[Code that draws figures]
┄┄┄┄┄┄
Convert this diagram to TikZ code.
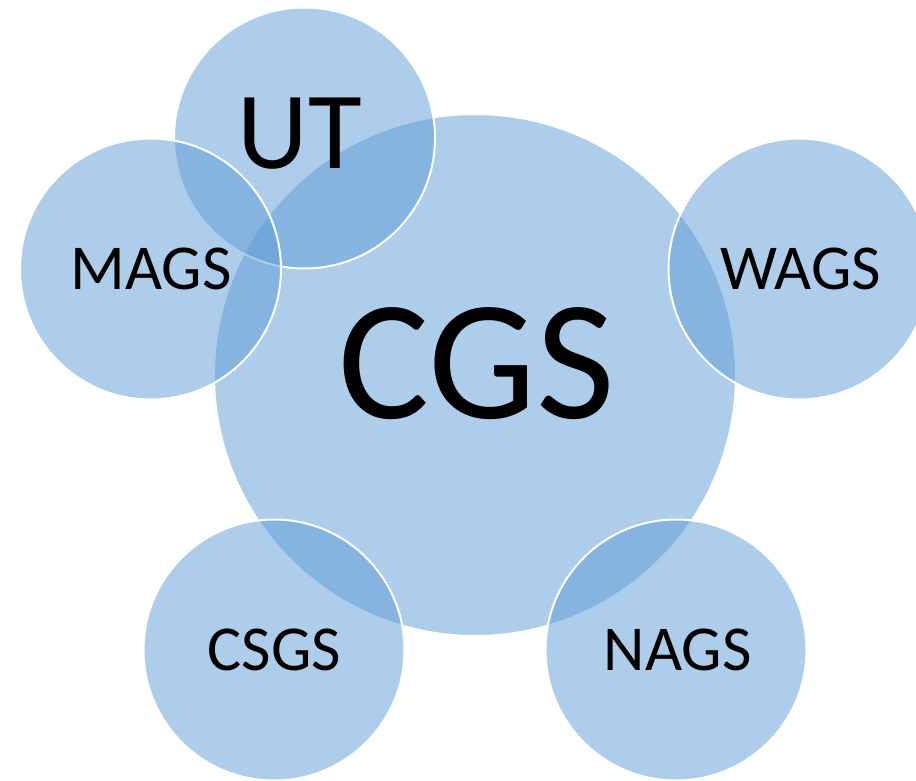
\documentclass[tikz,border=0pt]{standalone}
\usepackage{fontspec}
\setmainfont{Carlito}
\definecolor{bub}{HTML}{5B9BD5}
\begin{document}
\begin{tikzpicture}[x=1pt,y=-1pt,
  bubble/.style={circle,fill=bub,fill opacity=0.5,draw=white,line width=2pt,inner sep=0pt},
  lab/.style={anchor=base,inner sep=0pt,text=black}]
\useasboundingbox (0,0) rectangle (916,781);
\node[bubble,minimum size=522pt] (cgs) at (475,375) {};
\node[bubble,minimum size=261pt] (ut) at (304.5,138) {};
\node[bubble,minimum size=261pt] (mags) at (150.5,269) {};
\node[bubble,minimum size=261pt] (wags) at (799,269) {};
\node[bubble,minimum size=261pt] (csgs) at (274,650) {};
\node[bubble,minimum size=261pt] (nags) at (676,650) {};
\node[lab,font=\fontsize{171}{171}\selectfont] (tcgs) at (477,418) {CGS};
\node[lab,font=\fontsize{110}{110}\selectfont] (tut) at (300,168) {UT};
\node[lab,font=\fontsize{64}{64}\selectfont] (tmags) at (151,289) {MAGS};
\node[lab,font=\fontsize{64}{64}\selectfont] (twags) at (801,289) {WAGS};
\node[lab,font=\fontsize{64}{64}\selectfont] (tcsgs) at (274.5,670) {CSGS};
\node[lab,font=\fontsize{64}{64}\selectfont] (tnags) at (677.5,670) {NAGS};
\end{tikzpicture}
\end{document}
┄┄┄┄┄┄
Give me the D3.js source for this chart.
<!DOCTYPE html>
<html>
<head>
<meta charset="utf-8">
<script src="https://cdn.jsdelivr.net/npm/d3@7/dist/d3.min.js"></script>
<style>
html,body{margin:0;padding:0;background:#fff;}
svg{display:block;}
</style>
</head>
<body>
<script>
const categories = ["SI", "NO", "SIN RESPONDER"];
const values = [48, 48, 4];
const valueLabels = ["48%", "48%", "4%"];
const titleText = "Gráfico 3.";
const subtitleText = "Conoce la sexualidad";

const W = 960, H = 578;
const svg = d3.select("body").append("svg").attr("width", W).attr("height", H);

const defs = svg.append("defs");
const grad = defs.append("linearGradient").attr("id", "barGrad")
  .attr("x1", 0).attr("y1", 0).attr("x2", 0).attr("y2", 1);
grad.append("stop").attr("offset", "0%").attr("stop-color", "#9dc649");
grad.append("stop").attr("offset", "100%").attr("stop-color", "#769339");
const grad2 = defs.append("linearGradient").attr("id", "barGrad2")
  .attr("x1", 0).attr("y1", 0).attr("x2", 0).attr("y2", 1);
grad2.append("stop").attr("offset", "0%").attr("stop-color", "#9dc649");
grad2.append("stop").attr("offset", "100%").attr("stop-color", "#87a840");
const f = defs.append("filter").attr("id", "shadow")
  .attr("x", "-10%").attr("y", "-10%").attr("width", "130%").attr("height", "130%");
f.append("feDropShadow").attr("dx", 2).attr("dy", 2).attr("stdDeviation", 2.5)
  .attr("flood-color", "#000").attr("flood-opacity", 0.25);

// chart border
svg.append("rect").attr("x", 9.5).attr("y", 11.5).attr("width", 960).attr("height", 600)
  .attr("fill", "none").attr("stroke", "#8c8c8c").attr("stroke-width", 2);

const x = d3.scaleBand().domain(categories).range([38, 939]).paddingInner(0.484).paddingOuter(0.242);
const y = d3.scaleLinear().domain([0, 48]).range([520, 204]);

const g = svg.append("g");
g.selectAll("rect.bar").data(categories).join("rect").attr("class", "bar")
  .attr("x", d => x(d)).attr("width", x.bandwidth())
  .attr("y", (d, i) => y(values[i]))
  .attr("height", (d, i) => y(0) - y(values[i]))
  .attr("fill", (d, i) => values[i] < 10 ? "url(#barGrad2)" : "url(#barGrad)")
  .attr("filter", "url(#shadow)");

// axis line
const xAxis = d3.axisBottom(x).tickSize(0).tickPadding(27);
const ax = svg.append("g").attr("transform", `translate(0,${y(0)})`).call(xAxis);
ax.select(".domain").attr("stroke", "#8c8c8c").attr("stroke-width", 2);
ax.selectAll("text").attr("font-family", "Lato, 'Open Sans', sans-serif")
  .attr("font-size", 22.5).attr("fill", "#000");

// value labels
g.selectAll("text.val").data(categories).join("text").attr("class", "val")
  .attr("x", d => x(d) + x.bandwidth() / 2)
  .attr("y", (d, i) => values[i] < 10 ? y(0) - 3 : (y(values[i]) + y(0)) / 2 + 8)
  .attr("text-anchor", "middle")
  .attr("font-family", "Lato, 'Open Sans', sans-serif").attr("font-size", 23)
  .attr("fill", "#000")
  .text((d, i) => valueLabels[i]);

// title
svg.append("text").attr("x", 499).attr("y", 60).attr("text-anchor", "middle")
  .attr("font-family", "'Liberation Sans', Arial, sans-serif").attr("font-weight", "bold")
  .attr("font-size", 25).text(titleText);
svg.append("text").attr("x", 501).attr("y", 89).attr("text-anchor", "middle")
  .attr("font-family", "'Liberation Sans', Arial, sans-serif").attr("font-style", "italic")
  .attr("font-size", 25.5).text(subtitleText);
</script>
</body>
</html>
┄┄┄┄┄┄
> YOUR INSTRUCTIONS
Gather each line from the entries above that includes the word "this".

> FINISHED EXERCISE
Convert this diagram to TikZ code.
Give me the D3.js source for this chart.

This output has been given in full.